Here we have another buried treasure now being unearthed and setting off a small torrent of debate. Richard Osborne, writing in the January 2020 Gramophone at pages 88-89 condemns this disc saying, “ Marshall Pynkosky’s staging of Ricciardo e Zoraide is a complete turkey, one of those old-fashioned amateurish productions in which the players are not so much directed as randomly moved or grouped in tableaux.” He goes on to state that the signing is good, “but sound and image are poorly married in a recording where singers often sound closer than they look.” But other critics have focused on the glorious bel canto singing.

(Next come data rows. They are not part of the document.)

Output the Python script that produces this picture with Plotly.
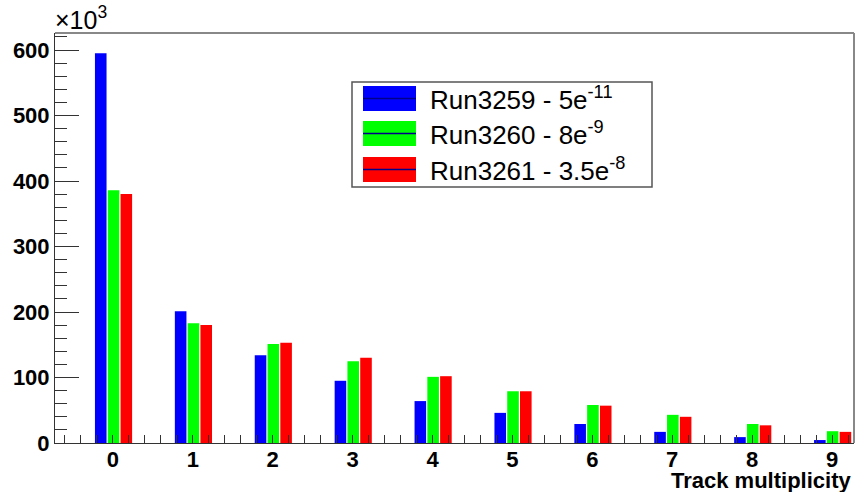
import plotly.graph_objects as go

# Track multiplicity histogram for three runs (counts in thousands)
multiplicity = [0, 1, 2, 3, 4, 5, 6, 7, 8, 9]
run3259 = [595, 201, 134, 95, 64, 46, 29, 17, 9, 4.5]
run3260 = [386, 183, 151, 125, 101, 79, 58, 43, 29, 18]
run3261 = [380, 180, 153, 130, 102, 79, 57, 40, 27, 17]

series_names = ["Run3259 - 5e<sup>-11</sup>",
                "Run3260 - 8e<sup>-9</sup>",
                "Run3261 - 3.5e<sup>-8</sup>"]
series_values = [run3259, run3260, run3261]
series_colors = ["#0000ff", "#00ff00", "#ff0000"]
bar_offsets = [-0.225, -0.065, 0.095]
bar_width = 0.145

W, H = 856, 492
ML, MR, MT, MB = 55, 2, 33, 49
PW, PH = W - ML - MR, H - MT - MB


def px(x):
    return (x - ML) / PW


def py(y):
    return (H - MB - y) / PH


fig = go.Figure()
for name, vals, col, off in zip(series_names, series_values, series_colors, bar_offsets):
    fig.add_trace(go.Bar(
        x=multiplicity, y=vals, name=name,
        marker=dict(color=col, line=dict(width=0)),
        width=bar_width, offset=off, showlegend=False,
    ))

tick_font = dict(family="Liberation Sans, Arial, sans-serif", size=22, color="black", weight="bold")

fig.update_layout(
    width=W, height=H,
    margin=dict(l=ML, r=MR, t=MT, b=MB, pad=0),
    paper_bgcolor="white", plot_bgcolor="white",
    barmode="overlay",
    xaxis=dict(
        range=[-0.725, 9.275], tickmode="array", tickvals=multiplicity,
        ticktext=[str(m) for m in multiplicity],
        ticks="inside", ticklen=8, tickcolor="#333", tickwidth=1,
        minor=dict(dtick=0.2, tick0=0, ticks="inside", ticklen=8, tickcolor="#333"),
        showgrid=False, zeroline=False, showline=True, linecolor="#333", linewidth=1,
        tickfont=tick_font, layer="above traces", ticklabelstandoff=-3,
    ),
    yaxis=dict(
        range=[0, 626], tick0=0, dtick=100,
        ticks="inside", ticklen=24, tickcolor="#333", tickwidth=1,
        minor=dict(dtick=20, ticks="inside", ticklen=12, tickcolor="#333"),
        showgrid=False, zeroline=False, showline=True, linecolor="#333", linewidth=1,
        tickfont=tick_font, layer="above traces",
    ),
)

# Frame: top and right borders
fig.add_shape(type="line", xref="paper", yref="paper", x0=0, x1=1, y0=1, y1=1,
              line=dict(color="#888", width=2))
fig.add_shape(type="line", xref="paper", yref="paper", x0=1, x1=1, y0=0, y1=1,
              line=dict(color="#888", width=2))

# Axis exponent and title
fig.add_annotation(xref="paper", yref="paper", x=0, y=1, xanchor="left", yanchor="bottom",
                   yshift=-3, xshift=-2, text="×10<sup>3</sup>", showarrow=False,
                   font=dict(family="Liberation Sans, Arial, sans-serif", size=25, color="black"))
fig.add_annotation(xref="paper", yref="paper", x=px(853), y=py(480), xanchor="right",
                   yanchor="middle", text="Track multiplicity", showarrow=False,
                   font=dict(family="Liberation Sans, Arial, sans-serif", size=22,
                             color="black", weight="bold"))

# Legend box
fig.add_shape(type="rect", xref="paper", yref="paper",
              x0=px(352), x1=px(652), y0=py(187), y1=py(82),
              line=dict(color="#555", width=1.5), fillcolor="white", layer="above")
row_centers = [98.5, 133.5, 169.5]
for name, col, yc in zip(series_names, series_colors, row_centers):
    fig.add_shape(type="rect", xref="paper", yref="paper",
                  x0=px(363), x1=px(416), y0=py(yc + 12.5), y1=py(yc - 12.5),
                  line=dict(width=0), fillcolor=col, layer="above")
    fig.add_shape(type="line", xref="paper", yref="paper",
                  x0=px(363), x1=px(416), y0=py(yc), y1=py(yc),
                  line=dict(color="#00008b", width=1.5), layer="above")
    fig.add_annotation(xref="paper", yref="paper", x=px(428), y=py(yc), xanchor="left",
                       yanchor="middle", text=name, showarrow=False,
                       font=dict(family="Liberation Sans, Arial, sans-serif", size=26,
                                 color="black"))

fig.write_html("out.html")
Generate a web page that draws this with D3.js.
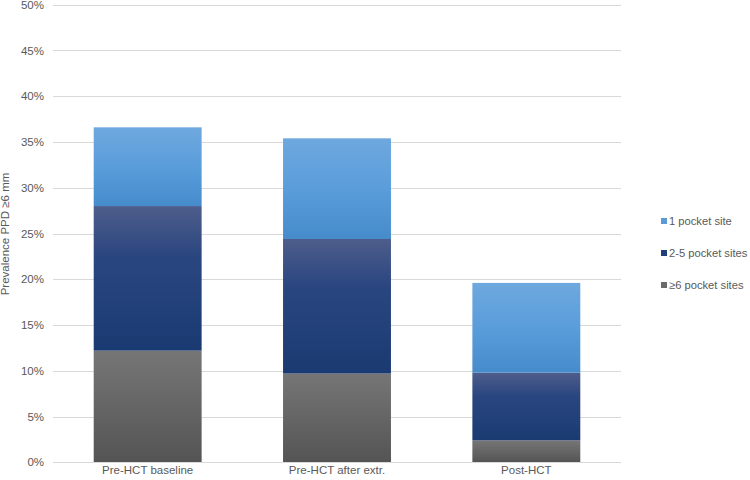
<!DOCTYPE html>
<html><head><meta charset="utf-8">
<script src="https://cdnjs.cloudflare.com/ajax/libs/d3/7.8.5/d3.min.js"></script>
<style>body{margin:0;background:#fff;}svg{display:block;font-family:"Liberation Sans",Arial,sans-serif;}</style>
</head><body>
<svg id="c" width="750" height="480"></svg>
<script>
const categories = ["Pre-HCT baseline", "Pre-HCT after extr.", "Post-HCT"];
const seriesNames = ["≥6 pocket sites", "2-5 pocket sites", "1 pocket site"];
const sixPlus = [12.2, 9.7, 2.4];
const twoToFive = [15.8, 14.7, 7.4];
const onePocket = [8.6, 11.0, 9.8];
const yTicks = [0, 5, 10, 15, 20, 25, 30, 35, 40, 45, 50];
const yLabel = "Prevalence PPD ≥6 mm";

(function () {
const svg = d3.select("#c");
const mLeft = 53, mRight = 621, mTop = 4.7, mBottom = 462.3;
const x = d3.scaleBand().domain(categories).range([mLeft, mRight]).paddingInner(0.43).paddingOuter(0.215);
const y = d3.scaleLinear().domain([0, 50]).range([mBottom, mTop]);

const defs = svg.append("defs");
const grads = [
  {id: "g0", stops: [["0%", "#767676"], ["100%", "#545454"]], solid: "#6b6b6b"},
  {id: "g1", stops: [["0%", "#4e5d8b"], ["35%", "#2a4680"], ["100%", "#1a3a72"]], solid: "#1f3e7a"},
  {id: "g2", stops: [["0%", "#6ea8de"], ["50%", "#5a9ddb"], ["100%", "#468bcb"]], solid: "#5b9bd5"}
];
grads.forEach(g => {
  const lg = defs.append("linearGradient").attr("id", g.id).attr("x1", 0).attr("y1", 0).attr("x2", 0).attr("y2", 1);
  g.stops.forEach(s => lg.append("stop").attr("offset", s[0]).attr("stop-color", s[1]));
});

// gridlines
svg.append("g").selectAll("line").data(yTicks).join("line")
  .attr("x1", mLeft).attr("x2", mRight)
  .attr("y1", d => Math.round(y(d)) + 0.5).attr("y2", d => Math.round(y(d)) + 0.5)
  .attr("stroke", "#d9d9d9").attr("stroke-width", 1);

// y axis labels
const yAxis = d3.axisLeft(y).tickValues(yTicks).tickFormat(d => d + "%").tickSize(0).tickPadding(0);
const ya = svg.append("g").attr("transform", `translate(${mLeft - 9},0)`).call(yAxis);
ya.select(".domain").remove();
ya.selectAll("text").attr("fill", "#595959").attr("font-size", 11.5).attr("font-family", "Liberation Sans, Arial, sans-serif");

// stacked data
const rows = categories.map((c, i) => ({cat: c, s0: sixPlus[i], s1: twoToFive[i], s2: onePocket[i]}));
const stack = d3.stack().keys(["s0", "s1", "s2"])(rows);

svg.append("g").selectAll("g").data(stack).join("g")
  .attr("fill", (d, i) => `url(#g${i})`)
  .selectAll("rect").data(d => d).join("rect")
  .attr("x", d => x(d.data.cat))
  .attr("width", x.bandwidth())
  .attr("y", d => y(d[1]))
  .attr("height", d => y(d[0]) - y(d[1]));

// x axis line
svg.append("line").attr("x1", mLeft).attr("x2", mRight).attr("y1", Math.round(mBottom) + 0.5).attr("y2", Math.round(mBottom) + 0.5)
  .attr("stroke", "#d9d9d9");

// x labels
const xAxis = d3.axisBottom(x).tickSize(0).tickPadding(0);
const xa = svg.append("g").attr("transform", `translate(0,${mBottom + 4})`).call(xAxis);
xa.select(".domain").remove();
xa.selectAll("text").attr("fill", "#595959").attr("font-size", 11.5).attr("font-family", "Liberation Sans, Arial, sans-serif");

// y label
svg.append("text").attr("transform", `translate(9,234) rotate(-90)`).attr("text-anchor", "middle")
  .attr("fill", "#595959").attr("font-size", 11.5).text(yLabel);

// legend
const legendOrder = [2, 1, 0];
const lgd = svg.append("g");
legendOrder.forEach((si, k) => {
  const cy = 221 + k * 32;
  lgd.append("rect").attr("x", 661).attr("y", cy - 3).attr("width", 6).attr("height", 6).attr("fill", grads[si].solid);
  lgd.append("text").attr("x", 669).attr("y", cy + 4).attr("fill", "#595959").attr("font-size", 11.2).text(seriesNames[si]);
});
})();
</script>
</body></html>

For example, Patrick Dillon says in the April 2020 Opera News, page 54, that the music here is “beautifully rendered” and the director and choreographer, “prettied up the opera with storybook sets and costumes, gamboling dancers and a general sunniness that assures us nothing need be taken too seriously.”

Our own Wonk Lewis sums up the furor as follows: “The singing was incredibly difficult and perfectly executed, but I rolled my eyes at so many occasions. The production (and the story) was . . . high schoolish.” This is the only authorized video ever made of Ricciardo e Zoraide. For one who is thirsty, it appears the glass half-full should be more than welcome.